- _Task instructions_
Omit every picture while repeating the entries exactly.

- _Information given_

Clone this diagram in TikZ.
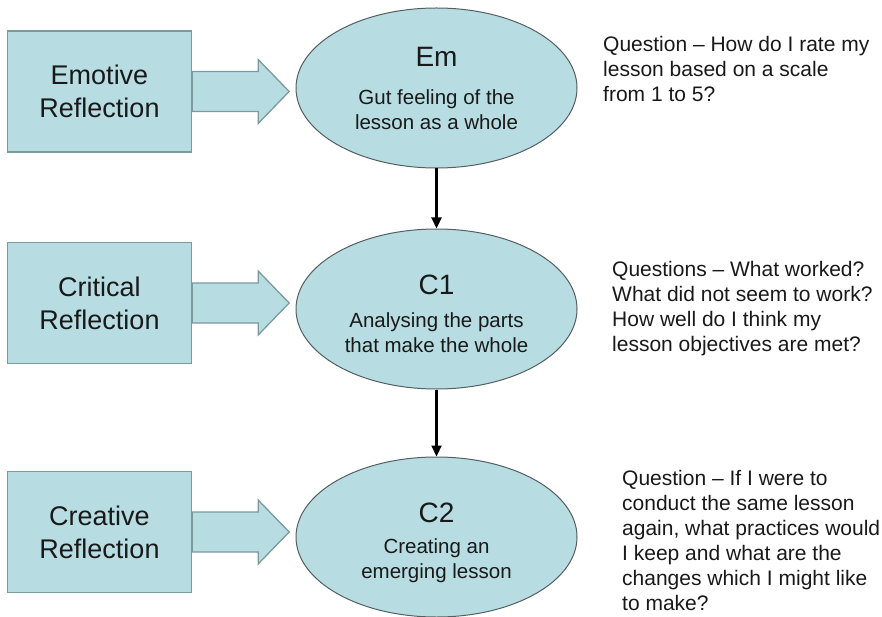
\documentclass[tikz,border=0pt]{standalone}
\usepackage{fontspec}
\setmainfont{Liberation Sans}
\usetikzlibrary{arrows.meta,calc,shapes.geometric}

\definecolor{paleteal}{RGB}{183,221,226}
\definecolor{boxedge}{RGB}{122,154,158}
\definecolor{ovaledge}{RGB}{85,95,97}
\definecolor{inktext}{RGB}{25,25,25}

\tikzset{
  refbox/.style={draw=boxedge, line width=1.3pt, fill=paleteal,
    minimum width=184pt, minimum height=121pt, inner sep=0pt,
    align=center, text=inktext, font=\fontsize{27}{33}\selectfont},
  stageoval/.style={ellipse, draw=ovaledge, line width=1pt, fill=paleteal,
    minimum width=281pt, minimum height=160pt, inner sep=0pt},
  ovaltitle/.style={text=inktext, inner sep=0pt, font=\fontsize{28}{30}\selectfont},
  ovalbody/.style={text=inktext, inner sep=0pt, align=center,
    font=\fontsize{20.5}{25}\selectfont},
  question/.style={text=inktext, inner sep=0pt, align=left, anchor=north west,
    font=\fontsize{21}{25}\selectfont},
  blockarrow/.style={draw=boxedge, line width=1.3pt, fill=paleteal, line join=miter},
  flowarrow/.style={line width=2.2pt, -{Triangle[length=11pt,width=10pt]}}
}

\begin{document}
\begin{tikzpicture}[x=1pt,y=-1pt]
  \useasboundingbox (0,0) rectangle (882,617);

  % reflection boxes
  \node[refbox] (b1) at (99.5,91.5) {Emotive\\Reflection};
  \node[refbox] (b2) at (99.5,303) {Critical\\Reflection};
  \node[refbox] (b3) at (99.5,532) {Creative\\Reflection};

  % stage ovals
  \node[stageoval] (e1) at (436.5,88) {};
  \node[stageoval] (e2) at (436.5,309) {};
  \node[stageoval] (e3) at (436.5,537) {};

  % block arrows from each box towards its oval
  \foreach \b in {b1,b2,b3}{
    \draw[blockarrow] ($(\b.east)+(0,-20)$) -- ++(66,0) -- ++(0,-12)
      -- ++(31,32) -- ++(-31,32) -- ++(0,-12) -- ++(-66,0) -- cycle;
  }

  % texts inside the ovals
  \node[ovaltitle] (t1) at ($(e1.center)+(0,-31)$) {Em};
  \node[ovalbody] (d1) at ($(e1.center)+(0,22)$) {Gut feeling of the\\lesson as a whole};
  \node[ovaltitle] (t2) at ($(e2.center)+(0,-24)$) {C1};
  \node[ovalbody] (d2) at ($(e2.center)+(0,24)$) {Analysing the parts\\that make the whole};
  \node[ovaltitle] (t3) at ($(e3.center)+(0,-24)$) {C2};
  \node[ovalbody] (d3) at ($(e3.center)+(0,24)$) {Creating an\\emerging lesson};

  % flow between the stages
  \draw[flowarrow] (e1.south) -- (e2.north);
  \draw[flowarrow] (e2.south) -- (e3.north);

  % guiding questions
  \node[question] (q1) at (603,36) {Question -- How do I rate my\\lesson based on a scale\\from 1 to 5?};
  \node[question] (q2) at (612,261) {Questions -- What worked?\\What did not seem to work?\\How well do I think my\\lesson objectives are met?};
  \node[question] (q3) at (622,470) {Question -- If I were to\\conduct the same lesson\\again, what practices would\\I keep and what are the\\changes which I might like\\to make?};
\end{tikzpicture}
\end{document}
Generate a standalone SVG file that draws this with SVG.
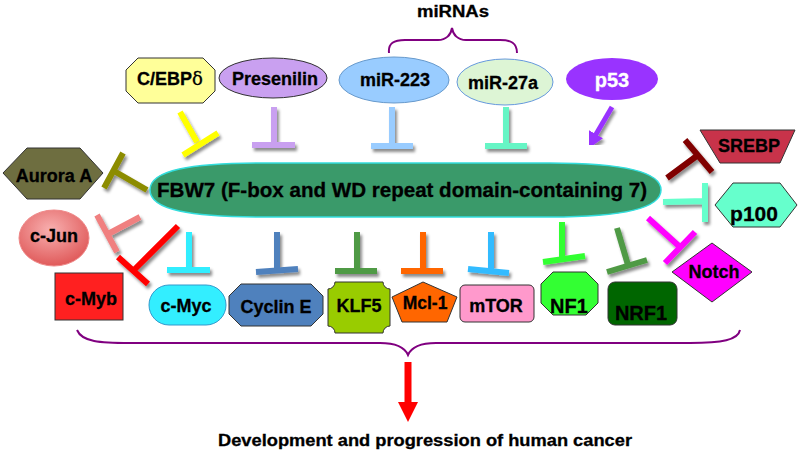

- _Solution for this exercise_
Clone this diagram in TikZ.
\documentclass[tikz,border=0pt]{standalone}
\usepackage{fontspec}
\setmainfont{Liberation Sans}
\usetikzlibrary{arrows.meta,calc,shapes.geometric}

\definecolor{paleteal}{RGB}{183,221,226}
\definecolor{boxedge}{RGB}{122,154,158}
\definecolor{ovaledge}{RGB}{85,95,97}
\definecolor{inktext}{RGB}{25,25,25}

\tikzset{
  refbox/.style={draw=boxedge, line width=1.3pt, fill=paleteal,
    minimum width=184pt, minimum height=121pt, inner sep=0pt,
    align=center, text=inktext, font=\fontsize{27}{33}\selectfont},
  stageoval/.style={ellipse, draw=ovaledge, line width=1pt, fill=paleteal,
    minimum width=281pt, minimum height=160pt, inner sep=0pt},
  ovaltitle/.style={text=inktext, inner sep=0pt, font=\fontsize{28}{30}\selectfont},
  ovalbody/.style={text=inktext, inner sep=0pt, align=center,
    font=\fontsize{20.5}{25}\selectfont},
  question/.style={text=inktext, inner sep=0pt, align=left, anchor=north west,
    font=\fontsize{21}{25}\selectfont},
  blockarrow/.style={draw=boxedge, line width=1.3pt, fill=paleteal, line join=miter},
  flowarrow/.style={line width=2.2pt, -{Triangle[length=11pt,width=10pt]}}
}

\begin{document}
\begin{tikzpicture}[x=1pt,y=-1pt]
  \useasboundingbox (0,0) rectangle (882,617);

  % reflection boxes
  \node[refbox] (b1) at (99.5,91.5) {Emotive\\Reflection};
  \node[refbox] (b2) at (99.5,303) {Critical\\Reflection};
  \node[refbox] (b3) at (99.5,532) {Creative\\Reflection};

  % stage ovals
  \node[stageoval] (e1) at (436.5,88) {};
  \node[stageoval] (e2) at (436.5,309) {};
  \node[stageoval] (e3) at (436.5,537) {};

  % block arrows from each box towards its oval
  \foreach \b in {b1,b2,b3}{
    \draw[blockarrow] ($(\b.east)+(0,-20)$) -- ++(66,0) -- ++(0,-12)
      -- ++(31,32) -- ++(-31,32) -- ++(0,-12) -- ++(-66,0) -- cycle;
  }

  % texts inside the ovals
  \node[ovaltitle] (t1) at ($(e1.center)+(0,-31)$) {Em};
  \node[ovalbody] (d1) at ($(e1.center)+(0,22)$) {Gut feeling of the\\lesson as a whole};
  \node[ovaltitle] (t2) at ($(e2.center)+(0,-24)$) {C1};
  \node[ovalbody] (d2) at ($(e2.center)+(0,24)$) {Analysing the parts\\that make the whole};
  \node[ovaltitle] (t3) at ($(e3.center)+(0,-24)$) {C2};
  \node[ovalbody] (d3) at ($(e3.center)+(0,24)$) {Creating an\\emerging lesson};

  % flow between the stages
  \draw[flowarrow] (e1.south) -- (e2.north);
  \draw[flowarrow] (e2.south) -- (e3.north);

  % guiding questions
  \node[question] (q1) at (603,36) {Question -- How do I rate my\\lesson based on a scale\\from 1 to 5?};
  \node[question] (q2) at (612,261) {Questions -- What worked?\\What did not seem to work?\\How well do I think my\\lesson objectives are met?};
  \node[question] (q3) at (622,470) {Question -- If I were to\\conduct the same lesson\\again, what practices would\\I keep and what are the\\changes which I might like\\to make?};
\end{tikzpicture}
\end{document}
Generate a standalone SVG file that draws this with SVG.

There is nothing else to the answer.